This thesis sought to identify ligands which could be used in sensing or sequestering applications for the toxic element beryllium. The overall aim was to search for ligands with tight binding cavities and those capable of fully encapsulating the small Be(II) cation. Please refer to the foldout at the end of this book for ligand descriptions.
Proton sponge ligands L1 – L13 were synthesised and evaluated for their use as simple bidentate small cation chelators. An efficient modified route to L1 was developed. The derivatisation and properties of these unexplored ligands were investigated. X-ray crystallography gave insight into the structures of these unique molecules. Ligands of type L1 had an ideal size-fit for the small cation B(III), used as a structural analogue for Be(II), as indicated by the crystal structure of the boron complex. Due to their high basicity they were unsuitable for coordination to Be(II) in aqueous systems due to competition for protonation. The larger Cu(II) cation was a poor fit for these ligands and a rare crystal structure showed large distortions of the metal ion from the ligand plane. The Cu(II) complexes were unstable and hydrolysed readily.
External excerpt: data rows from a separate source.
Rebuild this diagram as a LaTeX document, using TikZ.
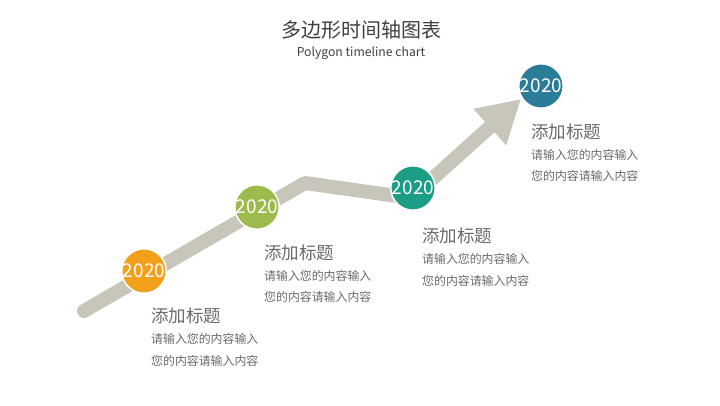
\documentclass[tikz,border=0pt]{standalone}
\usepackage{fontspec}
\setmainfont{Noto Sans CJK SC}
\usepackage{xcolor}
\usepackage{tikz}
\usetikzlibrary{arrows.meta, positioning}

\definecolor{trailgray}{HTML}{C8C6BA}
\definecolor{textgray}{HTML}{6A6A6A}
\definecolor{titlegray}{HTML}{3F3F3F}
\definecolor{yorange}{HTML}{F2A01C}
\definecolor{ygreen}{HTML}{9CBB4C}
\definecolor{yteal}{HTML}{1B9D86}
\definecolor{yblue}{HTML}{2B7C99}

\begin{document}
\begin{tikzpicture}[
    x=1pt, y=-1pt,
    year/.style={circle, draw=white, line width=1.5pt, minimum size=44pt, inner sep=0pt, text=white, font=\fontsize{19}{19}\selectfont},
    heading/.style={anchor=west, inner sep=0pt, text=textgray, font=\fontsize{17.5}{17.5}\selectfont},
    body/.style={anchor=west, inner sep=0pt, text=textgray, font=\fontsize{11.9}{11.9}\selectfont},
    trail/.style={draw=trailgray, line width=14pt, line cap=round, line join=round, -{Triangle[width=46pt,length=42pt]}}
]
\useasboundingbox (0,0) rectangle (720,405);

% Title
\node[text=titlegray, font=\fontsize{20}{20}\selectfont] (title) at (361,30) {多边形时间轴图表};
\node[text=titlegray, font=\fontsize{12.2}{12.2}\selectfont] (subtitle) at (361,53) {Polygon timeline chart};

% Trail with arrow
\coordinate (start) at (84,311);
\coordinate (bendA) at (305,183);
\coordinate (bendB) at (411,198);
\coordinate (tip) at (521,99);
\draw[trail] (start) -- (bendA) -- (bendB) -- (tip);

% Years
\node[year, fill=yorange] (y1) at (144,271) {2020};
\node[year, fill=ygreen] (y2) at (257,207) {2020};
\node[year, fill=yteal] (y3) at (413,188) {2020};
\node[year, fill=yblue] (y4) at (541,86) {2020};

% Captions
\node[heading] (h1) at (151,316) {添加标题};
\node[body] (b1a) at (151,339) {请输入您的内容输入};
\node[body] (b1b) at (151,361) {您的内容请输入内容};

\node[heading] (h2) at (264,253) {添加标题};
\node[body] (b2a) at (264,276) {请输入您的内容输入};
\node[body] (b2b) at (264,297) {您的内容请输入内容};

\node[heading] (h3) at (422,236) {添加标题};
\node[body] (b3a) at (422,259) {请输入您的内容输入};
\node[body] (b3b) at (422,281) {您的内容请输入内容};

\node[heading] (h4) at (531,132) {添加标题};
\node[body] (b4a) at (531,155) {请输入您的内容输入};
\node[body] (b4b) at (531,176) {您的内容请输入内容};

\end{tikzpicture}
\end{document}
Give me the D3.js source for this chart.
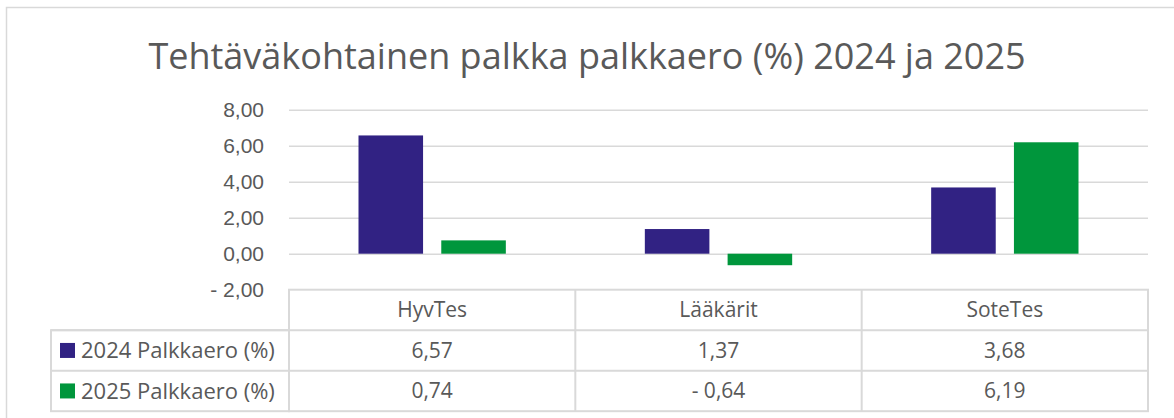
<!DOCTYPE html>
<html>
<head>
<meta charset="utf-8">
<script src="https://cdn.jsdelivr.net/npm/d3@7"></script>
<style>
  body { margin: 0; background: #fff; }
  svg { font-family: "Open Sans", "Noto Sans", sans-serif; }
  .tick-label { fill: #595959; font-size: 21px; }
  .cell-text { fill: #595959; font-size: 21px; }
  .legend-text { fill: #595959; font-size: 22px; }
  .chart-title { fill: #595959; font-size: 36px; }
</style>
</head>
<body>
<script>
// Palkkaero chart with data table

// Data
const categories = ["HyvTes", "Lääkärit", "SoteTes"];
const seriesNames = ["2024 Palkkaero (%)", "2025 Palkkaero (%)"];
const values2024 = [6.57, 1.37, 3.68];
const values2025 = [0.74, -0.64, 6.19];
const yTicks = [-2, 0, 2, 4, 6, 8];
const colors = ["#312283", "#00963c"];

const w = 1174;
const h = 418;
const plotLeft = 289;
const plotRight = 1148;
const plotTop = 109.7;
const plotBottom = 289.7;
const rowH = 40.5;
const legendLeft = 51;

// Finnish number format, "- 0,64"
const fmt = d => (d < 0 ? "- " : "") + Math.abs(d).toFixed(2).replace(".", ",");

const series = [values2024, values2025];

const svg = d3.select("body")
  .append("svg")
  .attr("width", w)
  .attr("height", h);

// outer chart border
svg.append("rect")
  .attr("x", 6.5).attr("y", 7.5)
  .attr("width", 1300).attr("height", 600)
  .attr("fill", "none")
  .attr("stroke", "#d9d9d9")
  .attr("stroke-width", 1.5);

// Scales
const yScale = d3.scaleLinear()
  .domain([d3.min(yTicks), d3.max(yTicks)])
  .range([plotBottom, plotTop]);

const xScale = d3.scaleBand()
  .domain(categories)
  .range([plotLeft, plotRight]);

const x1 = d3.scaleBand()
  .domain([0, 1])
  .range([69.5, xScale.bandwidth() - 69.5])
  .paddingInner(0.22);

// Gridlines
const grid = d3.axisLeft(yScale)
  .tickValues(yTicks.filter(t => t > d3.min(yTicks)))
  .tickSize(-(plotRight - plotLeft))
  .tickFormat("");
svg.append("g")
  .attr("transform", "translate(" + plotLeft + ",0)")
  .call(grid)
  .call(g => g.select(".domain").remove())
  .call(g => g.selectAll("line").attr("stroke", "#d9d9d9").attr("stroke-width", 1.5));

// Y axis labels
const leftAxis = d3.axisLeft(yScale)
  .tickValues(yTicks)
  .tickSize(0)
  .tickPadding(25)
  .tickFormat(fmt);
svg.append("g")
  .attr("transform", "translate(" + plotLeft + ",0)")
  .call(leftAxis)
  .call(g => g.select(".domain").remove())
  .call(g => g.selectAll("text")
    .attr("class", "tick-label")
    .attr("font-family", null)
    .attr("font-size", null)
    .attr("fill", null));

// Bars
series.forEach((vals, si) => {
  svg.append("g")
    .selectAll("rect")
    .data(vals)
    .join("rect")
    .attr("x", (d, i) => xScale(categories[i]) + x1(si))
    .attr("width", x1.bandwidth())
    .attr("y", d => yScale(Math.max(0, d)))
    .attr("height", d => Math.abs(yScale(d) - yScale(0)))
    .attr("fill", colors[si]);
});

// Data table
const tableTop = plotBottom;
const lineColor = "#d9d9d9";
const tbl = svg.append("g")
  .attr("stroke", lineColor)
  .attr("stroke-width", 2)
  .attr("fill", "none");

// header row box
tbl.append("rect")
  .attr("x", plotLeft).attr("y", tableTop)
  .attr("width", plotRight - plotLeft).attr("height", rowH * 3);
// legend column box
tbl.append("rect")
  .attr("x", legendLeft).attr("y", tableTop + rowH)
  .attr("width", plotLeft - legendLeft).attr("height", rowH * 2);
// horizontal row lines
[1, 2].forEach(r => {
  tbl.append("line")
    .attr("x1", legendLeft).attr("x2", plotRight)
    .attr("y1", tableTop + rowH * r).attr("y2", tableTop + rowH * r);
});
// vertical category dividers
categories.slice(1).forEach(c => {
  tbl.append("line")
    .attr("x1", xScale(c)).attr("x2", xScale(c))
    .attr("y1", tableTop).attr("y2", tableTop + rowH * 3);
});

// header text
svg.append("g")
  .selectAll("text")
  .data(categories)
  .join("text")
  .attr("class", "cell-text")
  .attr("x", d => xScale(d) + xScale.bandwidth() / 2)
  .attr("y", tableTop + rowH / 2)
  .attr("dy", "0.35em")
  .attr("text-anchor", "middle")
  .text(d => d);

// series rows
series.forEach((vals, si) => {
  const cy = tableTop + rowH * (si + 1) + rowH / 2;
  svg.append("rect")
    .attr("x", 60).attr("y", cy - 7.5)
    .attr("width", 15).attr("height", 15)
    .attr("fill", colors[si]);
  svg.append("text")
    .attr("class", "legend-text")
    .attr("x", 81).attr("y", cy)
    .attr("dy", "0.35em")
    .text(seriesNames[si]);
  svg.append("g")
    .selectAll("text")
    .data(vals)
    .join("text")
    .attr("class", "cell-text")
    .attr("x", (d, i) => xScale(categories[i]) + xScale.bandwidth() / 2)
    .attr("y", cy)
    .attr("dy", "0.35em")
    .attr("text-anchor", "middle")
    .text(fmt);
});

// Chart title
svg.append("text")
  .attr("class", "chart-title")
  .attr("x", 587)
  .attr("y", 69)
  .attr("text-anchor", "middle")
  .text("Tehtäväkohtainen palkka palkkaero (%) 2024 ja 2025");
</script>
</body>
</html>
A fundamentally new type of tetra-coordinate ligand, L14, was synthesised and while untested in this thesis offers promise as an ideal Be(II) chelator.
The ligands L15 – L21 were evaluated for use as fully encapsulating Be(II) chelators and those containing three oxygen donors were found to be most suitable. The rigidity imparted by the locking of certain conformations of the ligands L18 and L19 upon Be(II) coordination gave rise to fluorescence. The ligands containing carboxylic acid groups (L17 and L18) enabled good water solubility and L18 in particular showed the most promise as a ligand for beryllium sensing or sequestering applications.